— start of RECORDS PROVIDED —
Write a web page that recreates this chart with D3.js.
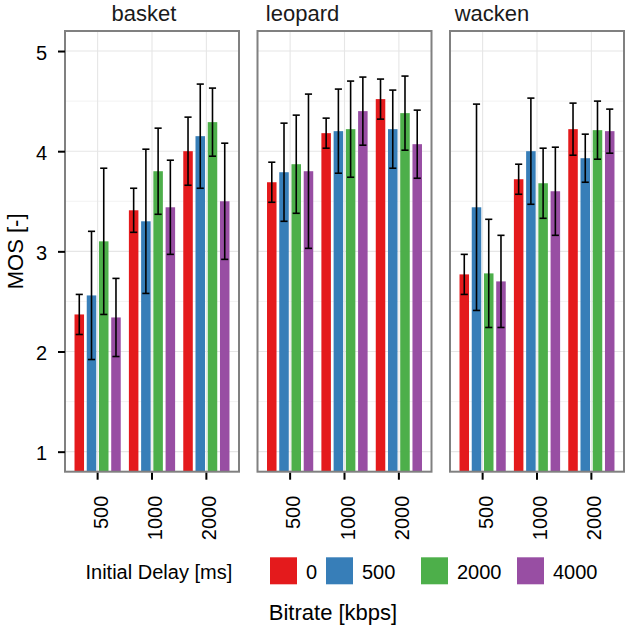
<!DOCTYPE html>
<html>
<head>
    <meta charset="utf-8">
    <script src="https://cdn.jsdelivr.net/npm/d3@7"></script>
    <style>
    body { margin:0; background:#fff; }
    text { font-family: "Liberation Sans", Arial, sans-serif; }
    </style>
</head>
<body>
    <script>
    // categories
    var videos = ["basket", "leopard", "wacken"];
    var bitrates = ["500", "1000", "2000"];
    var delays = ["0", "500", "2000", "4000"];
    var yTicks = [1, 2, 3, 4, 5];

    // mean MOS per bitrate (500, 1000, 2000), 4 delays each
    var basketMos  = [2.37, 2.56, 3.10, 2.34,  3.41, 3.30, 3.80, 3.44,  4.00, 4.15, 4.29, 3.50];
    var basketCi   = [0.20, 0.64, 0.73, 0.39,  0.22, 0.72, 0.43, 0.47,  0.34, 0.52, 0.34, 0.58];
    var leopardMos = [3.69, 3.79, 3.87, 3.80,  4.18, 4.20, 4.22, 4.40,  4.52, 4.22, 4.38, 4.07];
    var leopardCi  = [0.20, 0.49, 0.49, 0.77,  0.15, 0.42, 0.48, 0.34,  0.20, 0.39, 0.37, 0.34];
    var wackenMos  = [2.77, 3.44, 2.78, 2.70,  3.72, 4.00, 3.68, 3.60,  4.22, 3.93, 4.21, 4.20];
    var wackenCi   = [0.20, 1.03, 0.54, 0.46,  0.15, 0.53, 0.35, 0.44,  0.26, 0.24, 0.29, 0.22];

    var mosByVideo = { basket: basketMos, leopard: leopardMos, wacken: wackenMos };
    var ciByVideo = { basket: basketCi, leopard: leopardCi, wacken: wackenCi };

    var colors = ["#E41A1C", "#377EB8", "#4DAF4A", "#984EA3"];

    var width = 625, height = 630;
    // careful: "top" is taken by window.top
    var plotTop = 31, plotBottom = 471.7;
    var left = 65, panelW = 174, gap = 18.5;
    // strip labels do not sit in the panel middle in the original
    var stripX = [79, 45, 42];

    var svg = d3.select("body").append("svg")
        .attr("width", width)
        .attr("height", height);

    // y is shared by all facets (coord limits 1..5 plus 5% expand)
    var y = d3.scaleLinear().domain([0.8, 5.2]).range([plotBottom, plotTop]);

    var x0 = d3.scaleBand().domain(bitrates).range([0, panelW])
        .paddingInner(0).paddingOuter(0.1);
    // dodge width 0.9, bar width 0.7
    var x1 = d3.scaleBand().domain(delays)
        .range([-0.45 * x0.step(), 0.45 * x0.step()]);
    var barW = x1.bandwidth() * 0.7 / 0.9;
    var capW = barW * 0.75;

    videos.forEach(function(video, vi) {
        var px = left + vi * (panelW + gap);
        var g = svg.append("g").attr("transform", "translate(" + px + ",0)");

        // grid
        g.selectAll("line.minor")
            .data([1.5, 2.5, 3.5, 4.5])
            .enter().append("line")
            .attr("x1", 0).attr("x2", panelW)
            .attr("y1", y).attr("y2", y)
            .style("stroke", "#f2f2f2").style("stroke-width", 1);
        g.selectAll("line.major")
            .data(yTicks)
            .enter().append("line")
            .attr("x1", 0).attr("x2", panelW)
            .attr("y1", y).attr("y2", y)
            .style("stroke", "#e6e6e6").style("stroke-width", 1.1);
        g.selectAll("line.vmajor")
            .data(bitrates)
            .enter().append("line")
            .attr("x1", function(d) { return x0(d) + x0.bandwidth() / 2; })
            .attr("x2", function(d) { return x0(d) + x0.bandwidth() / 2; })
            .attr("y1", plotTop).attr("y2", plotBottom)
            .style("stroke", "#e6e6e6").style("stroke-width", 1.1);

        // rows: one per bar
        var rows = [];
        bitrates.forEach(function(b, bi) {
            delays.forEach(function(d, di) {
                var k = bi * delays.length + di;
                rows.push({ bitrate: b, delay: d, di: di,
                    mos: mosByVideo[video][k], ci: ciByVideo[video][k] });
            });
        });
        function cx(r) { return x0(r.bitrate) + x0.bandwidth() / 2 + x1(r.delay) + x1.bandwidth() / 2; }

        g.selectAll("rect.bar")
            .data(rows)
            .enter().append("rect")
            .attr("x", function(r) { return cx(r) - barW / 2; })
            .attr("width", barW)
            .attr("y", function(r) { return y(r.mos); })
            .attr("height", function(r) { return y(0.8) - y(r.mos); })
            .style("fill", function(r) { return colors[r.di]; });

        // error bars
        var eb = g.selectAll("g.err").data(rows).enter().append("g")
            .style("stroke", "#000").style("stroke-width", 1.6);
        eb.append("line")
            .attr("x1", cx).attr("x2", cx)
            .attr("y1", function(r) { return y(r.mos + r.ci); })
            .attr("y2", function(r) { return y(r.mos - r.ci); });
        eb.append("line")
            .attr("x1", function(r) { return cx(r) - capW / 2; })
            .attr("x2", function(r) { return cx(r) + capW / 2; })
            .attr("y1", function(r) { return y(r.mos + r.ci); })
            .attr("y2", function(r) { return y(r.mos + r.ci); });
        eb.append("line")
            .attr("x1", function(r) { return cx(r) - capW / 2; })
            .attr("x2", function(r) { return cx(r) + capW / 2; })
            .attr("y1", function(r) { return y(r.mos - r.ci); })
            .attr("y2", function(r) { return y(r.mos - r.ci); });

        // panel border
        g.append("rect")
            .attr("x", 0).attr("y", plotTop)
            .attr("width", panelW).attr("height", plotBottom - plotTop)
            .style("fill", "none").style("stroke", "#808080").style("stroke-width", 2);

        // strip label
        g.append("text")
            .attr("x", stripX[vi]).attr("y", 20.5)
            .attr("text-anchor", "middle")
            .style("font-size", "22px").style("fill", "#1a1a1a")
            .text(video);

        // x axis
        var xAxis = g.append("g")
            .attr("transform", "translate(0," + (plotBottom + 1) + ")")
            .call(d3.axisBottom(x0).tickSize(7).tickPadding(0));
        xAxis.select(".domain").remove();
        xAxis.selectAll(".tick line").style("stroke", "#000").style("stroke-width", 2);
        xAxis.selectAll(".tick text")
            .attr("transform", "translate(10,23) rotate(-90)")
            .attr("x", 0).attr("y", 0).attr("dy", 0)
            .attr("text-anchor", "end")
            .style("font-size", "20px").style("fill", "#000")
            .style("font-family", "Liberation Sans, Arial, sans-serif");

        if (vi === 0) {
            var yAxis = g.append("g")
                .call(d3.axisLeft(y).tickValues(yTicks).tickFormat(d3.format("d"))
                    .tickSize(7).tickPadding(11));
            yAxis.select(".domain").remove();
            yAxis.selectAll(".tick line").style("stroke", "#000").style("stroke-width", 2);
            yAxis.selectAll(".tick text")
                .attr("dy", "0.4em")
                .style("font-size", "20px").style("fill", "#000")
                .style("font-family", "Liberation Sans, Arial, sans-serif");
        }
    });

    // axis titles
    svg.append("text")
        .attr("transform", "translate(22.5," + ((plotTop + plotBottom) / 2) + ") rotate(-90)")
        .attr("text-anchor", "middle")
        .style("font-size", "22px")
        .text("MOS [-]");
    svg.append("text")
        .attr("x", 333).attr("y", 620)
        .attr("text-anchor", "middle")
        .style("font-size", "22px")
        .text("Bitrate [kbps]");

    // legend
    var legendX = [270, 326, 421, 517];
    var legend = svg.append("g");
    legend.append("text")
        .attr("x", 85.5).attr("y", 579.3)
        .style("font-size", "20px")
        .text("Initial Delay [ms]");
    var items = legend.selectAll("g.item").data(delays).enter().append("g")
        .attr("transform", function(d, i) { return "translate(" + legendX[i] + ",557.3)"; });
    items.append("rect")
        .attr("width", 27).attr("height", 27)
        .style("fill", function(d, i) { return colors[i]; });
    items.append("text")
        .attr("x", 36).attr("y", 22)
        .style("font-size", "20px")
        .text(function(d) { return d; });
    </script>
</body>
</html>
— end of RECORDS PROVIDED —
— start of RECORDS PROVIDED —
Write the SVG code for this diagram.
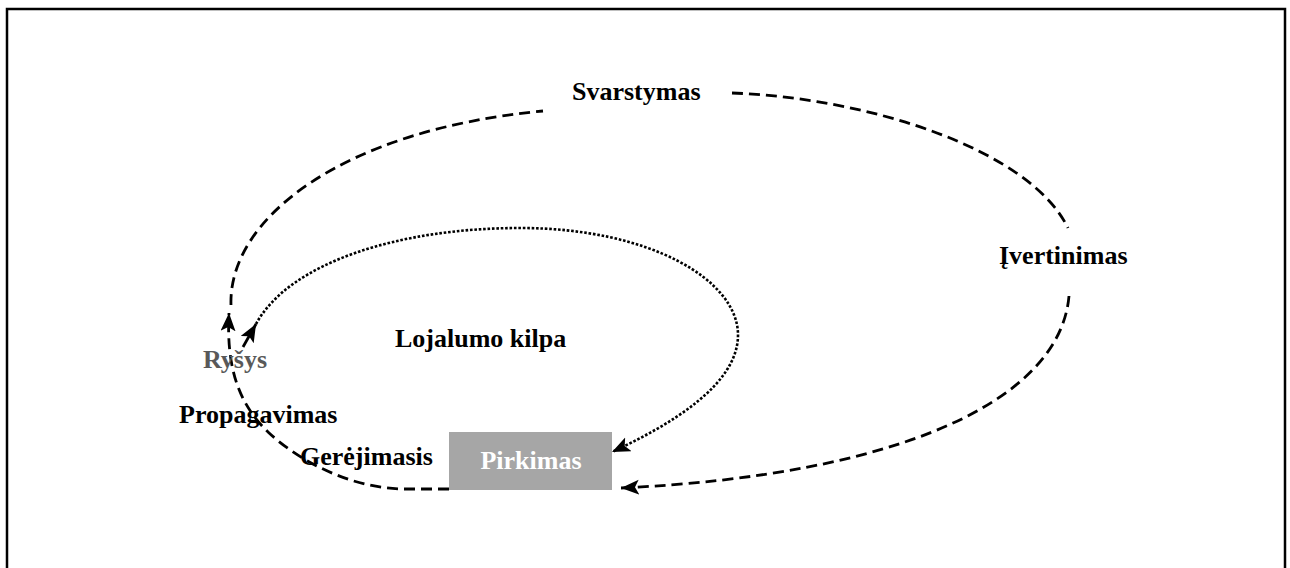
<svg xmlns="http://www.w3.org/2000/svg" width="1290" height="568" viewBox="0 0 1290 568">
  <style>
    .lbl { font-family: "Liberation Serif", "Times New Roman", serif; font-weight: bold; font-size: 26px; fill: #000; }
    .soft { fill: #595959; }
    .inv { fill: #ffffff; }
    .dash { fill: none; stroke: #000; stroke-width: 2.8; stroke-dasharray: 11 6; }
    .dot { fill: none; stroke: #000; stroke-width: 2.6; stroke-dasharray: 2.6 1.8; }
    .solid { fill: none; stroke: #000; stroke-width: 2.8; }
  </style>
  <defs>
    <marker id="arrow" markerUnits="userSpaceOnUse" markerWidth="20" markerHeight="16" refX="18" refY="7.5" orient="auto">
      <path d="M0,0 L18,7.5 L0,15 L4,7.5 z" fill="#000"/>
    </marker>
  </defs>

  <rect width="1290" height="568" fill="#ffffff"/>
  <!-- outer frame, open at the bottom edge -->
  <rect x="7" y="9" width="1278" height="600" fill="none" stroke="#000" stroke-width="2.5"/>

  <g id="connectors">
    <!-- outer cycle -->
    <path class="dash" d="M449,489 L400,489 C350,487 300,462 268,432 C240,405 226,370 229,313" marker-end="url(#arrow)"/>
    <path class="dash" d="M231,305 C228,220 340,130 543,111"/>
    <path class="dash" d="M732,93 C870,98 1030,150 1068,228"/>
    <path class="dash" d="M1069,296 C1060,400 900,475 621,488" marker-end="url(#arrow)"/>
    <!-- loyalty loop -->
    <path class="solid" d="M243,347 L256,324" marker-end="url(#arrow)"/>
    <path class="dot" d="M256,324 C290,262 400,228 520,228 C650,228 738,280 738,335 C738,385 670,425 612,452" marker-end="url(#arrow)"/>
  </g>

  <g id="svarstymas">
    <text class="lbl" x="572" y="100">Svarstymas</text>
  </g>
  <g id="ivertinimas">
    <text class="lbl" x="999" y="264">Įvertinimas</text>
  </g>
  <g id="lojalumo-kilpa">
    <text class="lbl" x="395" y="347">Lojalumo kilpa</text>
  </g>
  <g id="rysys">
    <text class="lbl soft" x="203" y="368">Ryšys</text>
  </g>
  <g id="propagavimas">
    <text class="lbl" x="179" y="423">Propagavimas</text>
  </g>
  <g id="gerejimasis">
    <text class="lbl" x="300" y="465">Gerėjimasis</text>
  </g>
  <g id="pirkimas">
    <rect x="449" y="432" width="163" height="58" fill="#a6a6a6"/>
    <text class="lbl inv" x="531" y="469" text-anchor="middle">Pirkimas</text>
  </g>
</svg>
— end of RECORDS PROVIDED —
= WHAT YOU ARE ASKED TO DO =
From the records above, extract the lines from the one holding "Write a web" through the one holding "var yTicks = [1, 2, 3, 4, 5];", word for word; omit the pictures.

= COMPLETED EXERCISE =
Write a web page that recreates this chart with D3.js.
<!DOCTYPE html>
<html>
<head>
    <meta charset="utf-8">
    <script src="https://cdn.jsdelivr.net/npm/d3@7"></script>
    <style>
    body { margin:0; background:#fff; }
    text { font-family: "Liberation Sans", Arial, sans-serif; }
    </style>
</head>
<body>
    <script>
    // categories
    var videos = ["basket", "leopard", "wacken"];
    var bitrates = ["500", "1000", "2000"];
    var delays = ["0", "500", "2000", "4000"];
    var yTicks = [1, 2, 3, 4, 5];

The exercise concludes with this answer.